To ensure the courts are made aware of the full impact these crimes can have on victims, individuals can provide a Victim Personal Statement to set out the physical, emotional, psychological, financial or other impact a crime has on them. Similarly, businesses can provide an Impact Statement for Business to set out impacts such as operational disruption, loss of custom and reputational damage. Further information about these impact statements can be found at: https://www.gov.uk/government/publications/victim-personal-statement.

Making stolen goods harder to sell on is a key part of making theft less attractive to thieves. The Home Office is therefore supporting the police in exploring what more can be done to tackle the markets for stolen goods. The first phase of this work has involved the Home Office working with the police, retailers, trade associations, insurers and others to understand better the buying and selling journey for a range of goods. This phase of the work is now complete, and will inform police decisions on next steps, which include: establishing whether there is a need to strengthen identity and due diligence checks undertaken by the police, traders or members of the public; raising awareness of how traders and the public can further protect themselves from inadvertently buying and selling stolen goods; and whether these are actions that need to be driven locally by individual Chief Constables and Police and Crime Commissioners, or nationally.

This work will build on current police activity, which includes working with key partners such as product manufacturers, security companies and representatives from the insurance industry to make goods ‘harder to steal, harder to sell’; and encouraging the public to mark and register their property. Indeed, police forces have funded the provision of over half a million property marking kits to households across England and Wales, which has helped to bring those who steal or handle stolen property to be brought to justice. Details of some of these property marking schemes can be found on police force websites, or by contacting the police locally.
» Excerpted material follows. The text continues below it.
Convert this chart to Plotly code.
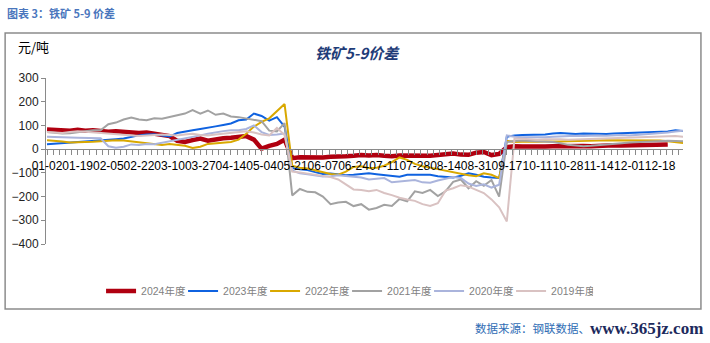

The Government will consider the evidence on what more needs to be done to prevent van theft. The Government supported a multi-agency approach to tackle crimes that involve the use of motorcycles, mopeds or scooters, commonly referred to as ‘moped crime’. Moped crime is a complex issue, with several underlying drivers, and we were determined to ensure that everything was being done to support police efforts to tackle this threat. We therefore brought the police, industry and others together to see what more could be done to prevent offending and keep the public safe. As announced by the Minister of State for Policing and the Fire Service on 16 October, the Government will be taking a similar multi-agency approach to see what more can be done to take real, effective and preventive action to tackle thefts of all vehicles across the country.